(Collected data entries)

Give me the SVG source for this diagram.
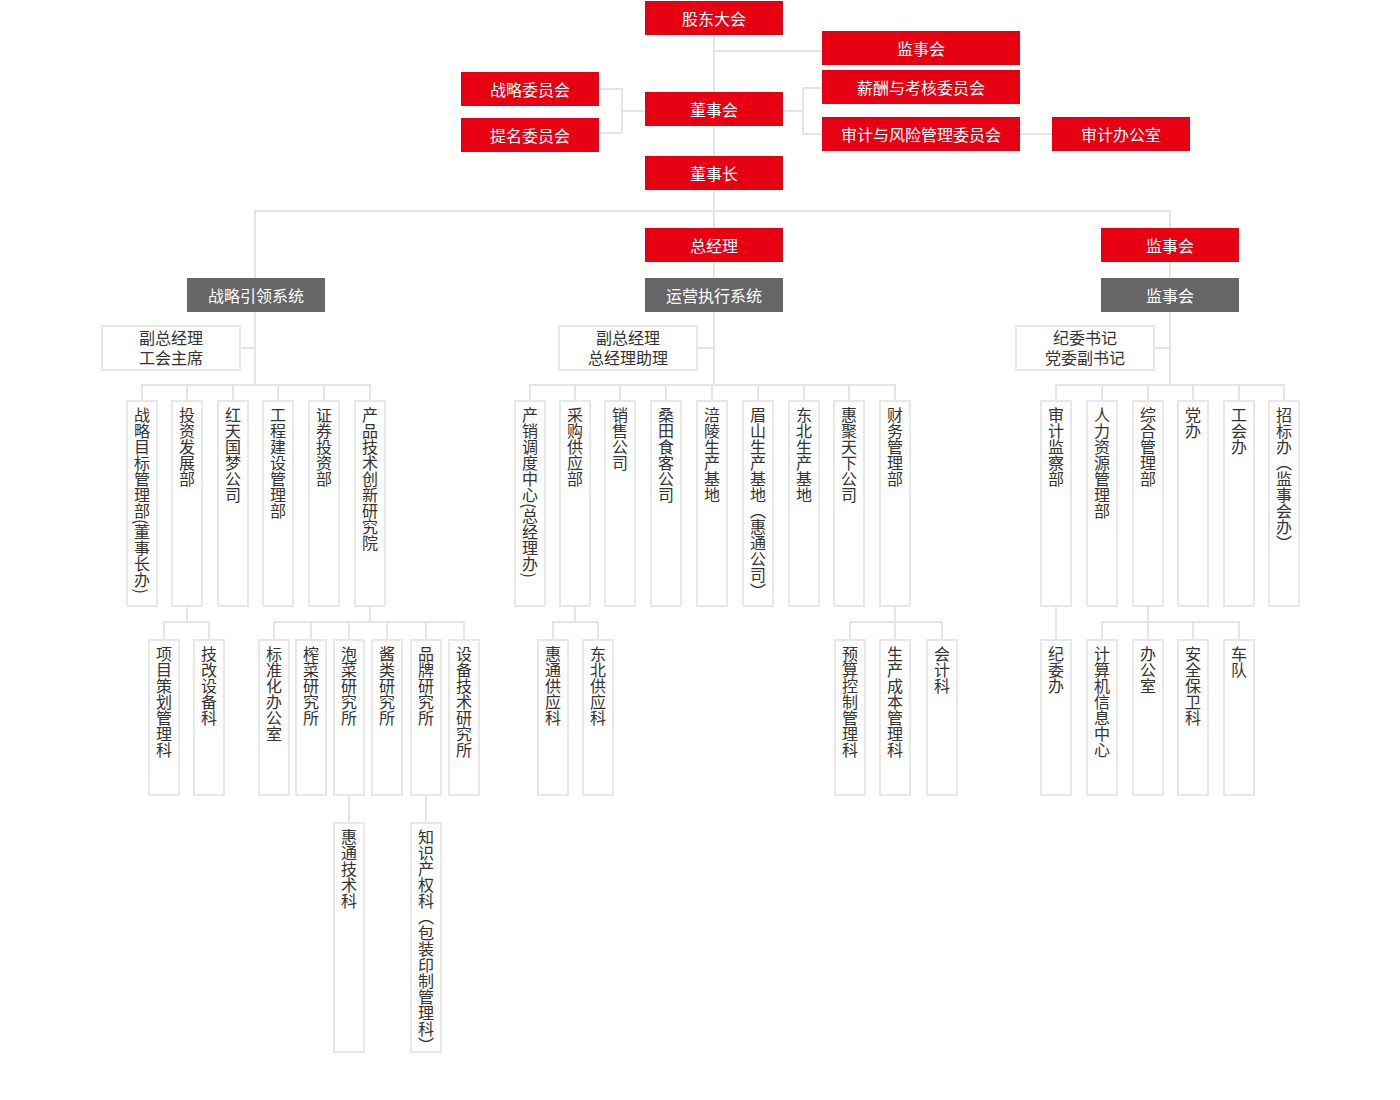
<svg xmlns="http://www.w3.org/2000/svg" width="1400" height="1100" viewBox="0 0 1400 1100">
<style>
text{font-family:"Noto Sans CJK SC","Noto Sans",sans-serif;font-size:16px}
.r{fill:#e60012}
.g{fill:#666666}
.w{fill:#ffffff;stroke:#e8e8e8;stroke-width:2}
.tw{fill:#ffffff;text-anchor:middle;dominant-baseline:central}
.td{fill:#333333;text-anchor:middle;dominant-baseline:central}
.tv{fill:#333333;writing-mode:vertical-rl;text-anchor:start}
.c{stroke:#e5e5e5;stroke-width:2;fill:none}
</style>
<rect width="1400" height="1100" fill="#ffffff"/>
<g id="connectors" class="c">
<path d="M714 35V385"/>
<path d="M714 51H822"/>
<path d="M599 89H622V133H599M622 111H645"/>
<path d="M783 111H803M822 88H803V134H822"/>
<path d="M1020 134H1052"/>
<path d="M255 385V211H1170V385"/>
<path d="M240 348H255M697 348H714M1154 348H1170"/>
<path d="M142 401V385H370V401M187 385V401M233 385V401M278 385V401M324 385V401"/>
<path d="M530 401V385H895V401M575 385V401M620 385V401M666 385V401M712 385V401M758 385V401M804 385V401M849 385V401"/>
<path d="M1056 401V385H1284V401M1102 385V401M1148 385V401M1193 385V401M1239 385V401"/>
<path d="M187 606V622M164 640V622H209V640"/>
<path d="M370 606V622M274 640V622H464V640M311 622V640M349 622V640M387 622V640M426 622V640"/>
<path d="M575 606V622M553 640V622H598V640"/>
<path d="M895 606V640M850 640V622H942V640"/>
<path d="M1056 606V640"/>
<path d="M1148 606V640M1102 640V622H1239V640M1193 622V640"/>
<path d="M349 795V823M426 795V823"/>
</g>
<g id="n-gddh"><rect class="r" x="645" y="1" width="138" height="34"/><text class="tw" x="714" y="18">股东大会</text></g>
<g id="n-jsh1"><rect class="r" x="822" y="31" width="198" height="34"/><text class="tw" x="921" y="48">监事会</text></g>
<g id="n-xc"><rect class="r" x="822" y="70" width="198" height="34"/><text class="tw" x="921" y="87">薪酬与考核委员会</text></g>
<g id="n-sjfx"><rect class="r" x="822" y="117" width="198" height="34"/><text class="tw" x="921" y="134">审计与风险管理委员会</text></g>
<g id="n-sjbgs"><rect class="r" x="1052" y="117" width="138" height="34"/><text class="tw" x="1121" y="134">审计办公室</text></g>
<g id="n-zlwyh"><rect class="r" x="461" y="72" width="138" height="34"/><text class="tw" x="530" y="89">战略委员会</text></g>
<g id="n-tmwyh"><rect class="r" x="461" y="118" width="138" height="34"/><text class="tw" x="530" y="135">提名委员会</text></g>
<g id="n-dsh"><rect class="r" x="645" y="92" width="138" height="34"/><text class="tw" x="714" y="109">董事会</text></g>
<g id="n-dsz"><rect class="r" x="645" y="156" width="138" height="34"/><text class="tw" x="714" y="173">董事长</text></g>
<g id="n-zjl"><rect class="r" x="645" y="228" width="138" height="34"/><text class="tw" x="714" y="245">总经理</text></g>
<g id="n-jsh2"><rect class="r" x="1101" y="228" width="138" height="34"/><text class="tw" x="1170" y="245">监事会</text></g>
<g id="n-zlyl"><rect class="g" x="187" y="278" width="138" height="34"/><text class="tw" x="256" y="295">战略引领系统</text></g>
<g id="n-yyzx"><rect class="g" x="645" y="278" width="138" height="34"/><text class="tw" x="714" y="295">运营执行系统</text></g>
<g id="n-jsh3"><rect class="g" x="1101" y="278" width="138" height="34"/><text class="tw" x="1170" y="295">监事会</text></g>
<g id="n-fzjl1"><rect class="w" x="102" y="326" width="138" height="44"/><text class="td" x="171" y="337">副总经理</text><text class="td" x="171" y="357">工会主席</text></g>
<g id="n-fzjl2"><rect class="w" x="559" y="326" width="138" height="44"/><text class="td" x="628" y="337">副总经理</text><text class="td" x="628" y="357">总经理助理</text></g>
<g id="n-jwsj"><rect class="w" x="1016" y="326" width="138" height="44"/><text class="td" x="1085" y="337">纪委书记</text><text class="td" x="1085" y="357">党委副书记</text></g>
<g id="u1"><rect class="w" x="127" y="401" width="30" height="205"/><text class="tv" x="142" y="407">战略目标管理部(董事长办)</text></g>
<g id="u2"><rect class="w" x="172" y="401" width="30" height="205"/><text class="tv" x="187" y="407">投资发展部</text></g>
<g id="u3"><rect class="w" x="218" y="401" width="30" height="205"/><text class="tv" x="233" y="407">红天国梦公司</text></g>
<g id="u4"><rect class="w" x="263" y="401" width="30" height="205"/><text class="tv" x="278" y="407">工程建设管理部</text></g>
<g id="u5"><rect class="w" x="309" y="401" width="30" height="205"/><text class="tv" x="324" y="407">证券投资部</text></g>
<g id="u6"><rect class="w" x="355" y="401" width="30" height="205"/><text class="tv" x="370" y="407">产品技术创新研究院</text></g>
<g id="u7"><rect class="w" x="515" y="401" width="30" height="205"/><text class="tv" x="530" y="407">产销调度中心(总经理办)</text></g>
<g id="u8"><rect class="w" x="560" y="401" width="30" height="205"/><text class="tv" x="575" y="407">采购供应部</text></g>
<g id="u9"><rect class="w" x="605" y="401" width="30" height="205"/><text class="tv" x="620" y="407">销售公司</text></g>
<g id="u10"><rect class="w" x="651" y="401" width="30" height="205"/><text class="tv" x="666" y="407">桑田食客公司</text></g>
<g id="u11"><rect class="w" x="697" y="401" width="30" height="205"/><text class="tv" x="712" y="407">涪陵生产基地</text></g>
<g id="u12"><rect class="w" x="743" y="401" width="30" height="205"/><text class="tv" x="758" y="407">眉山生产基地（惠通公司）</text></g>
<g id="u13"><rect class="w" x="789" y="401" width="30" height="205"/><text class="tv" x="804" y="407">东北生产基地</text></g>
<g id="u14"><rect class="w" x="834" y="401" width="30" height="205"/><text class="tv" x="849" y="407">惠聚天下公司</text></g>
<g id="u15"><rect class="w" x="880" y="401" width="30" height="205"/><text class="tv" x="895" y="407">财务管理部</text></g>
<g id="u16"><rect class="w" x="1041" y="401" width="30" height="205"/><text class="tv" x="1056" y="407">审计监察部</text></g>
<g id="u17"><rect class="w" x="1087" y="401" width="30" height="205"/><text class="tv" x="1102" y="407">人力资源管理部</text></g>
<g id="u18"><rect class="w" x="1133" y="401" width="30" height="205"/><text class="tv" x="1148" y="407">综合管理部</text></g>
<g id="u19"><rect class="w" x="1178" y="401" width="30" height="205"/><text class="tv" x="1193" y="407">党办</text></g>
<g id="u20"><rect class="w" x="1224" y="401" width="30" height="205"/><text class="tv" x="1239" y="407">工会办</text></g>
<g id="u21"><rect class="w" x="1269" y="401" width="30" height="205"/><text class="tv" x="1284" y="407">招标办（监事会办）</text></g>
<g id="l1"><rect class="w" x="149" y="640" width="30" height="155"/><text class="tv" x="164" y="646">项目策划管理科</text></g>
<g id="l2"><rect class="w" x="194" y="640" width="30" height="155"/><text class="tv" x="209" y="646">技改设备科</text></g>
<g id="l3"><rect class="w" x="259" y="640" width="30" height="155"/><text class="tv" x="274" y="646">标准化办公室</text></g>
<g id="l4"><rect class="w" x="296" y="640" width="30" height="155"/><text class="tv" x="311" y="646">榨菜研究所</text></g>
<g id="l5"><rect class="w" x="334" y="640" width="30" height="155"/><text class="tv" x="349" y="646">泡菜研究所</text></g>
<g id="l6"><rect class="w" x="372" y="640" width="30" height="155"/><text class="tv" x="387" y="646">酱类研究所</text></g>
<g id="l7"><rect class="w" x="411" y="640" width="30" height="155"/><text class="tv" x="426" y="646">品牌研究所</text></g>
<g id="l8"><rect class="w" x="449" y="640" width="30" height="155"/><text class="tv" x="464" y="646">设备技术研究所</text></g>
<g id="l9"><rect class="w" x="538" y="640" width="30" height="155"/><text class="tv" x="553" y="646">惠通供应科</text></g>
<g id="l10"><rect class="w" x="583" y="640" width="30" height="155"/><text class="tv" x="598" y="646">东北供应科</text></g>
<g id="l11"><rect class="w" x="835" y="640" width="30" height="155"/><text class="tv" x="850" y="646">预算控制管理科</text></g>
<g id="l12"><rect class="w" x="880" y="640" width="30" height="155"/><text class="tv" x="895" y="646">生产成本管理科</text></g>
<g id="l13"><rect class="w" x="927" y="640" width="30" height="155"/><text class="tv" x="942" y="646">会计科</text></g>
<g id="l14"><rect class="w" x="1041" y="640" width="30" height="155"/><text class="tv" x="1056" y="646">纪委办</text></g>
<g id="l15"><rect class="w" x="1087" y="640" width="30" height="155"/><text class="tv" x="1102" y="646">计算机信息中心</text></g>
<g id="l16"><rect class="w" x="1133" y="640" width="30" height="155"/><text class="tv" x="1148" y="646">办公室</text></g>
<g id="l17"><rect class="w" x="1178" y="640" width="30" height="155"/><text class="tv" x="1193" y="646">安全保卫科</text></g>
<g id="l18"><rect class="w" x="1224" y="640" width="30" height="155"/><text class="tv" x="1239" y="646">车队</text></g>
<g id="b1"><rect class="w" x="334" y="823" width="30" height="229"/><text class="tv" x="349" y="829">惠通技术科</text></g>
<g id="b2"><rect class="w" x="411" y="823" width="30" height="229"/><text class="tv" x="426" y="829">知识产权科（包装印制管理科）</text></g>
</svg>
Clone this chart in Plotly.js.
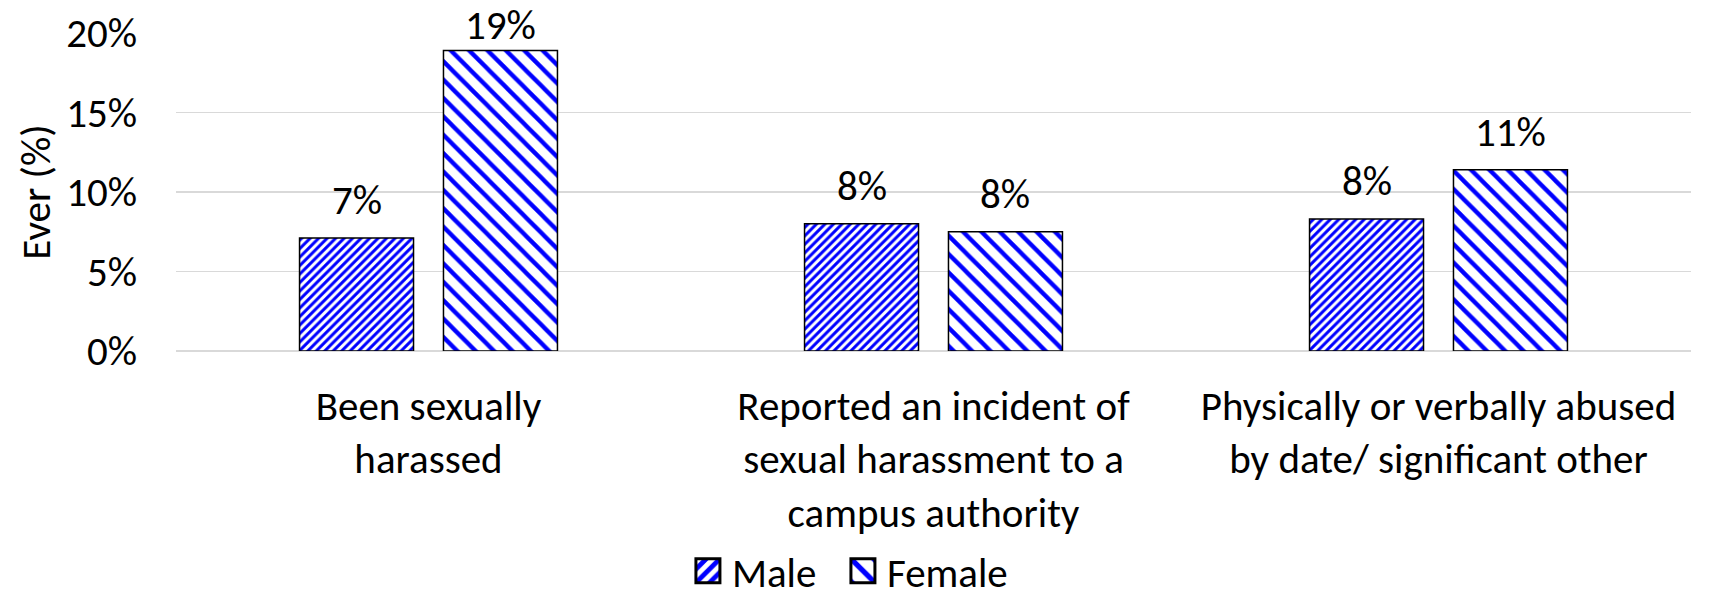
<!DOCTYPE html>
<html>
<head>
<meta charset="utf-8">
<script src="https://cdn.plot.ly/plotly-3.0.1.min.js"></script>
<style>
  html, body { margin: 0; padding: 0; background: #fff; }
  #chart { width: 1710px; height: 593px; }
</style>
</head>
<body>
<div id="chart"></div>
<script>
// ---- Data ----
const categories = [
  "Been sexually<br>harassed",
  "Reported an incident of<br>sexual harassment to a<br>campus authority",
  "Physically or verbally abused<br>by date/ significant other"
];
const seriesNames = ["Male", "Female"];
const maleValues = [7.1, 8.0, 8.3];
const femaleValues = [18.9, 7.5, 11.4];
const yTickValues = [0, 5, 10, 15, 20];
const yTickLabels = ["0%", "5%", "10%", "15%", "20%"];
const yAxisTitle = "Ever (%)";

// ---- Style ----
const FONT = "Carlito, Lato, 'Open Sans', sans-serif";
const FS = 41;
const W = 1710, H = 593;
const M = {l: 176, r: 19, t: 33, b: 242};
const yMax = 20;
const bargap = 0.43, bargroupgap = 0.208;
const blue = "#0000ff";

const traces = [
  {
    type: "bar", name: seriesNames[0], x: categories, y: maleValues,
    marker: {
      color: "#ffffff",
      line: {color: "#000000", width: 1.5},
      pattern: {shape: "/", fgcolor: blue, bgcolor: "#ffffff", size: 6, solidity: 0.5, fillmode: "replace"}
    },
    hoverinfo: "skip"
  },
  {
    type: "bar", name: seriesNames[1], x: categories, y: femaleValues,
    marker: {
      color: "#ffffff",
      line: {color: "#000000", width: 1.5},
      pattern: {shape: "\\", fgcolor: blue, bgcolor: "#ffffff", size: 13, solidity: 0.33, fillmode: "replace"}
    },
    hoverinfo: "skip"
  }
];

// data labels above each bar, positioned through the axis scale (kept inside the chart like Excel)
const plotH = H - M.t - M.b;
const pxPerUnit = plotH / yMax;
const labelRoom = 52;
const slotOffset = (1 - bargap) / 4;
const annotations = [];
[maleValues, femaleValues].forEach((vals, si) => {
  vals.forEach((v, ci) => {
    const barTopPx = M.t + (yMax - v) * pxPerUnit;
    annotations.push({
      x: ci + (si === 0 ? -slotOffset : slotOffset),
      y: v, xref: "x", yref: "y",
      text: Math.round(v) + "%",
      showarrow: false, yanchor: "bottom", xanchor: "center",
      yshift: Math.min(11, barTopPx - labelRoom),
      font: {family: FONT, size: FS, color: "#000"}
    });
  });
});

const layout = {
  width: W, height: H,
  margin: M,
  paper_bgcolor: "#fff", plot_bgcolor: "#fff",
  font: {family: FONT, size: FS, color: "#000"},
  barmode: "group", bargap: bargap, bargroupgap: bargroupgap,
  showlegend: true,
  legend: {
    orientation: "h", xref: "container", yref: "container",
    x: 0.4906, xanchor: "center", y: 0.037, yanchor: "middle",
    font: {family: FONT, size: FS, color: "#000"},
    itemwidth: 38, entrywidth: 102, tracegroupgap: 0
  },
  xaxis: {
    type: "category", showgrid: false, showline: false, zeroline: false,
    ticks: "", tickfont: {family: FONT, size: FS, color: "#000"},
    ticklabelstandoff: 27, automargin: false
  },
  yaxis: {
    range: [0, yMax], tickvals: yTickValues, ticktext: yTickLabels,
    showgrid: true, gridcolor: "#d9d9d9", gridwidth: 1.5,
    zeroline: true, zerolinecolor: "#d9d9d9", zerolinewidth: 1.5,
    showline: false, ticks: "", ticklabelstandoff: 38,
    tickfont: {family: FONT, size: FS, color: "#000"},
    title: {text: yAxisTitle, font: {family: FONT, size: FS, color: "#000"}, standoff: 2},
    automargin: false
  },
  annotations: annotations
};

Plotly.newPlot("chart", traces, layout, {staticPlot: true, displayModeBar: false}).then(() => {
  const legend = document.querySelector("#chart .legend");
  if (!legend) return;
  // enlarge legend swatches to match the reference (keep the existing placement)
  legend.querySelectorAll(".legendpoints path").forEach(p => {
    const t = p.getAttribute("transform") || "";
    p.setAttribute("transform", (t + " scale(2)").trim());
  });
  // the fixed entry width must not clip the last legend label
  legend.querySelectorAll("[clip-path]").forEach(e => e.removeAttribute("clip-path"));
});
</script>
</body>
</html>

• Aim: Your task is to gather every line with the word "chart" and copy it.

• Written solution:
Clone this chart in Plotly.js.
  #chart { width: 1710px; height: 593px; }
<div id="chart"></div>
// data labels above each bar, positioned through the axis scale (kept inside the chart like Excel)
Plotly.newPlot("chart", traces, layout, {staticPlot: true, displayModeBar: false}).then(() => {
  const legend = document.querySelector("#chart .legend");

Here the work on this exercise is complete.